I was so thrilled with the way these biscuits turned out I wanted to shout it from the rooftops you guys!
I feel like I’ve been trying to conquer the world of flaky biscuits since this blog’s inception. I’ve had a few good results here and there, but I’ve been on the quest for a good, simple, roll and cut buttermilk biscuit recipe since the day I started calling myself a baker. It may have taken 5+ years, but finally, I have one!
Can we just talk about how much these biscuits rose? Nothing that’s come out of my oven has ever looked like that. You can immediately see the flaky layers stacked on top of one another. I may have peeked into the oven repeatedly as these baked – ok fine, I do that every.single.time I bake something – and done a little happy dance when I discovered these weren’t going to be the short, dense biscuits this New England girl usually specializes in making.
It turns out the trick to flaky biscuits is borrowing a technique used to make puff pastry. When preparing the dough for puff pastry, you roll and fold the dough repeatedly creating super thin alternating layers of butter and flour. The heat of the oven melts the butter and results in steam pockets, making the pastry flaky. You do essentially the same thing here – rolling the biscuit dough into a rectangle and folding it into thirds like a business later. My dough was a tiny bit crumbly but otherwise not difficult to work with and the whole process didn’t take long at all so if my description is making it sound complicated, rest assured, it’s not!

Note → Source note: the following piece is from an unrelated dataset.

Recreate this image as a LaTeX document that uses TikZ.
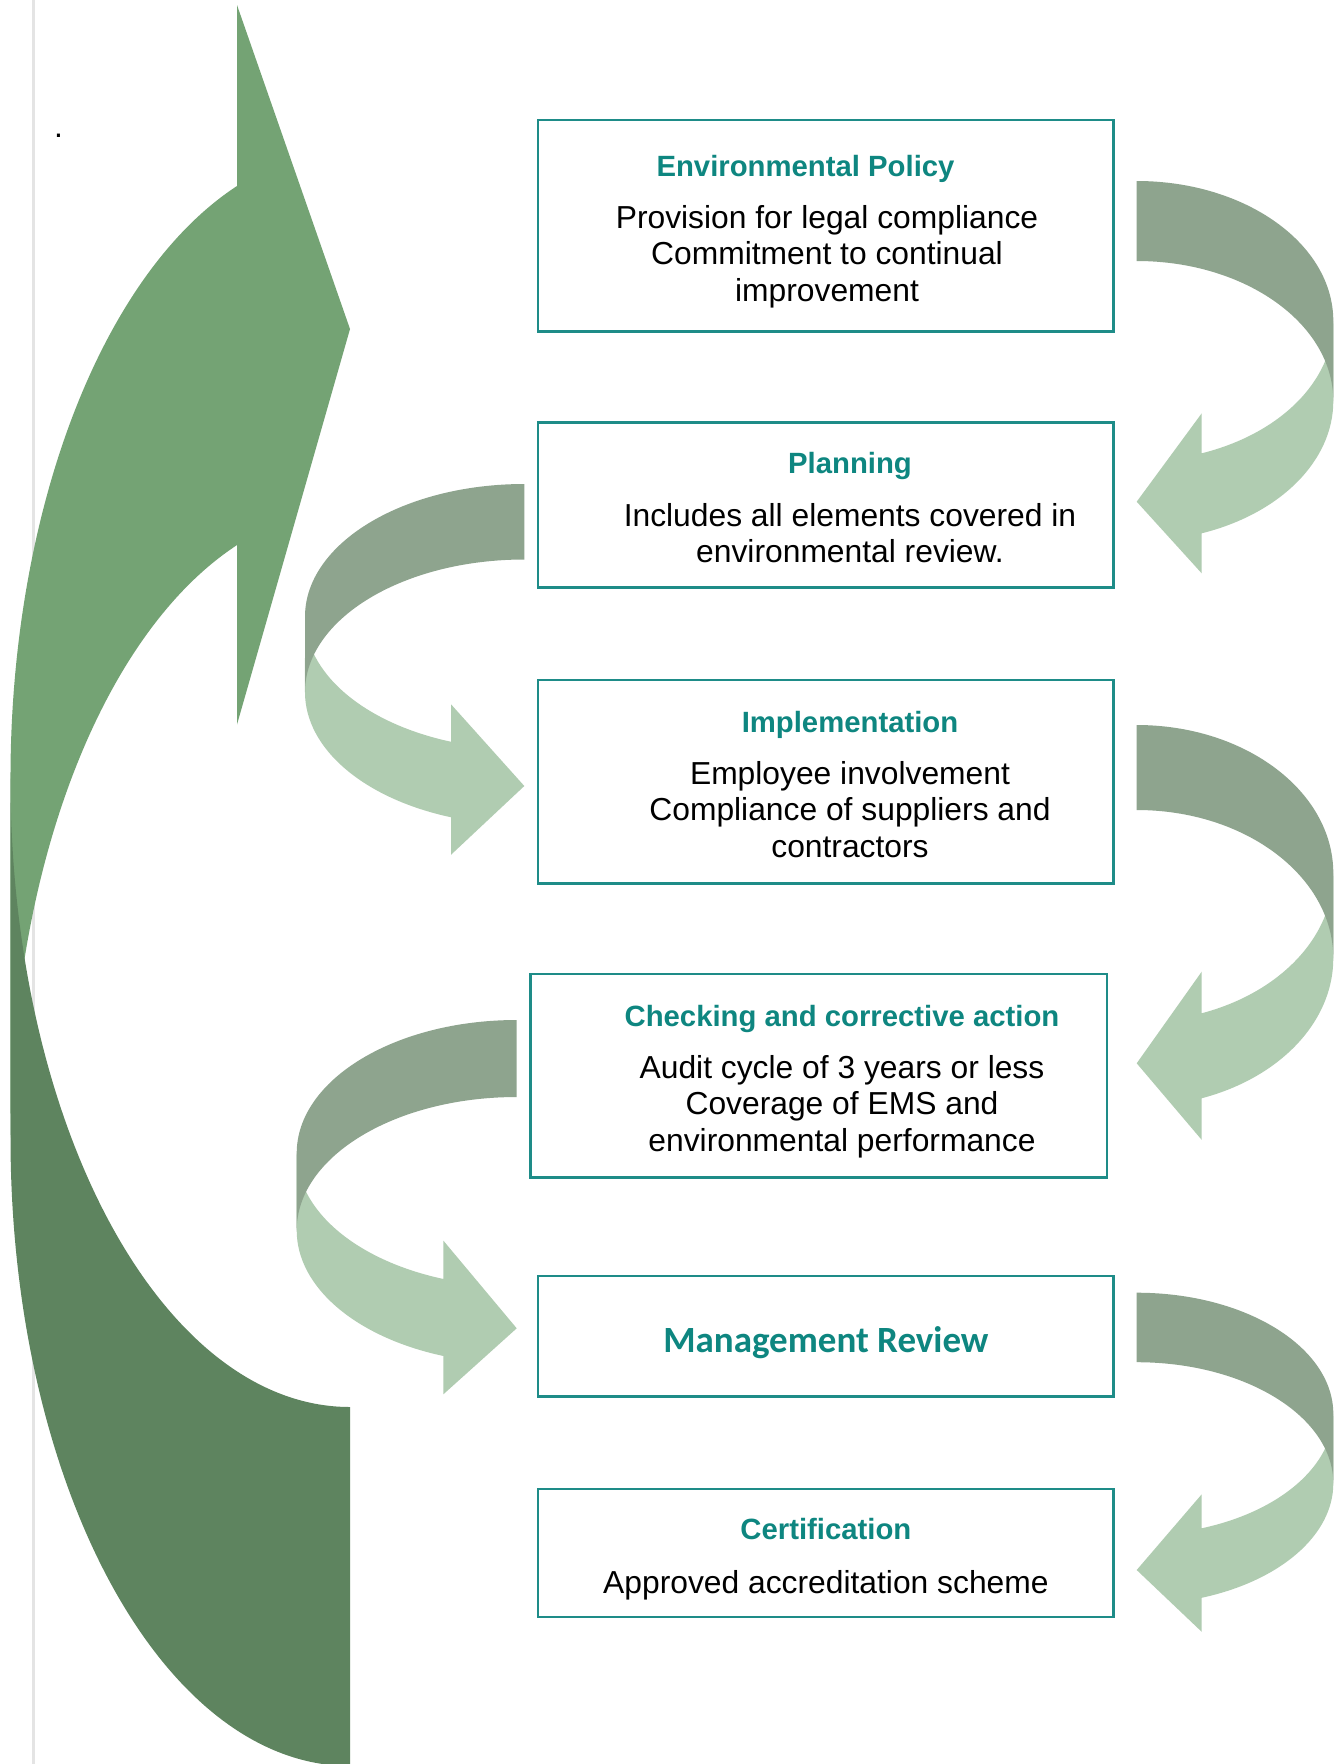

There’s even more good news about this recipe; it’s from Cooking Light so these biscuits aren’t as super indulgent as you might expect. Relatively speaking (I mean, they are still biscuits), there’s not a ton of butter in the dough. There’s also no refined sugar, honey is used instead. The biscuits are only slightly sweet, in that floral way you only get when honey is used. Yes, the recipe does instruct you to cut the biscuits a little smaller than you typically would, but I found one was plenty for me. Plus, the little biscuits make the cutest breakfast sandwiches! Obviously you could make them any size or shape you want though, so go crazy
I think a basket of flaky buttermilk biscuits would be the perfect addition to your Easter meal on Sunday, or to any meal for that matter! I hope you try them, especially if you’ve had trouble with biscuits in the past. They’re foolproof!
Foolproof Flaky Buttermilk Biscuits
from Cooking Light, November 2008
9 oz (about 2 cups) all-purpose flour
2 1/2 teaspoons baking powder
1/2 teaspoon salt
5 tablespoons cold unsalted butter, cut into small cubes
3/4 cup cold buttermilk
3 tablespoons honey
Preheat oven to 400 F. Line a baking sheet with parchment paper.
In a large bowl, whisk together the flour, baking powder, and salt. Add the butter cubes, and use a pastry cutter (or your fingertips, if you’d rather) to cut in the butter until the pieces are no bigger than peas – the mixture should resemble coarse meal. Stick the bowl in your refrigerator to chill for 10 minutes.
Meanwhile, whisk together the buttermilk and honey in a measuring cup. Add to the bowl with the butter/flour mixture and stir gently just until the dry ingredients are moistened.
Turn the dough onto a lightly floured work surface and knead gently about 3-4 times to bring it together. The dough may still be a little crumbly, that’s fine. Roll the dough into a 9×5-inch rectangle about 1/2-inch thick. Fold the dough into thirds like a business letter (using the long sides of the rectangle). Once again, roll the dough into a 9×5-inch rectangle about 1/2-inch thick, and again fold it into thirds like a letter. Roll the dough out to 3/4-inch thickness (the shape doesn’t really matter). Using a 1 3/4-inch round cutter, cut biscuits from the dough (don’t twist the cutter, use a straight up and straight down motion) and transfer to the prepared baking sheet, leaving about 1 inch of space between them. (I gathered the scraps and cut more biscuits once or twice to get as many as possible.)
Bake for about 11-12 minutes, or until the biscuits have risen and are golden brown on top. Remove the baking sheet and transfer the biscuits to a wire rack. Allow to cool for a few minutes and serve warm. Or, if you won’t be serving immediately, pop them in the microwave for 10-15 seconds when you are ready.